Get ready to give to storm relief
Published 1:00 am Saturday, August 27, 2011
It hasn’t been too terribly long ago that we were doing what residents of the East Coast are doing today: Watching a storm from the middle of the alphabet – namely Ivan – and then dealing with the aftermath.
Hurricane Irene, though weakening late yesterday, was 235 miles south of Cape Hatteras, N.C., and hurricane warnings stretched as far north as Cape Cod, Massachusetts.
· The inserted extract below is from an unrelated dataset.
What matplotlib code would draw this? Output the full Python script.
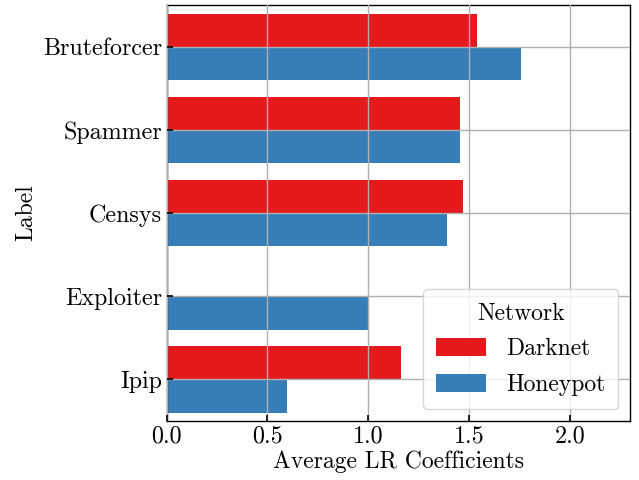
import matplotlib
matplotlib.use("Agg")
import matplotlib.pyplot as plt
import numpy as np

categories = ["Bruteforcer", "Spammer", "Censys", "Exploiter", "Ipip"]
darknet = [1.539, 1.454, 1.469, 0.0, 1.165]
honeypot = [1.758, 1.454, 1.389, 1.005, 0.598]
series_names = ["Darknet", "Honeypot"]
colors = ["#e41a1c", "#377eb8"]

plt.rcParams["font.family"] = ["cmr10", "DejaVu Serif"]
plt.rcParams["axes.formatter.use_mathtext"] = True
plt.rcParams["mathtext.fontset"] = "cm"

fig = plt.figure(figsize=(6.39, 4.8), dpi=100)
ax = fig.add_axes([0.261, 0.123, 0.725, 0.866])

y = np.arange(len(categories))
h = 0.4
ax.barh(y - h / 2, darknet, height=h, color=colors[0], label=series_names[0], zorder=1)
ax.barh(y + h / 2, honeypot, height=h, color=colors[1], label=series_names[1], zorder=1)

fs = 17.3
ax.set_yticks(y)
ax.set_yticklabels(categories)
ax.set_ylim(len(categories) - 0.5, -0.5)
ax.set_xlim(0, 2.3)
ax.set_xticks([0.0, 0.5, 1.0, 1.5, 2.0])
ax.set_xticklabels(["0.0", "0.5", "1.0", "1.5", "2.0"])
ax.grid(True, color="#b0b0b0", linewidth=1.0, zorder=2)
ax.set_axisbelow(False)
ax.tick_params(direction="in", labelsize=fs, length=4, width=1.2)
for s in ax.spines.values():
    s.set_color("black")
    s.set_linewidth(1.0)

ax.set_xlabel("Average LR Coefficients", fontsize=17, labelpad=2)
ax.set_ylabel("Label", fontsize=17)

leg = ax.legend(title="Network", loc="lower right", fontsize=17, title_fontsize=17,
                handlelength=2.1, handleheight=0.75, borderpad=0.55, labelspacing=0.58,
                handletextpad=0.85)
leg.get_frame().set_edgecolor("#cccccc")

fig.savefig("out.png", dpi=100)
The Category 2 storm had top sustained winds of 100 mph, and it was expected to be borderline Category 1, with maximum winds of 95 mph, when it comes ashore Saturday and moves toward the Mid-Atlantic states, according to forecasters.
Once it passes North Carolina, the huge storm is expected to create dangerous conditions in New Jersey, New York, and southern New England. Tens of millions of people could be affected by the storm as it moves up the densely populated East Coast, and officials urged residents to be prepared for the worst.
As early as yesterday morning, FEMA and the American Red Cross were already staging resources expected to be needed in the aftermath of the storm.
And just as residents from other states supported us after Ivan, our neighbors after Katrina, and our fellow Alabamians after this spring’s deadly tornadoes, we will need to send help north. The American Red Cross and other reputable charities with disaster relief functions will need all of the help they can get.
Pay it forward, and be thankful we dodged this storm.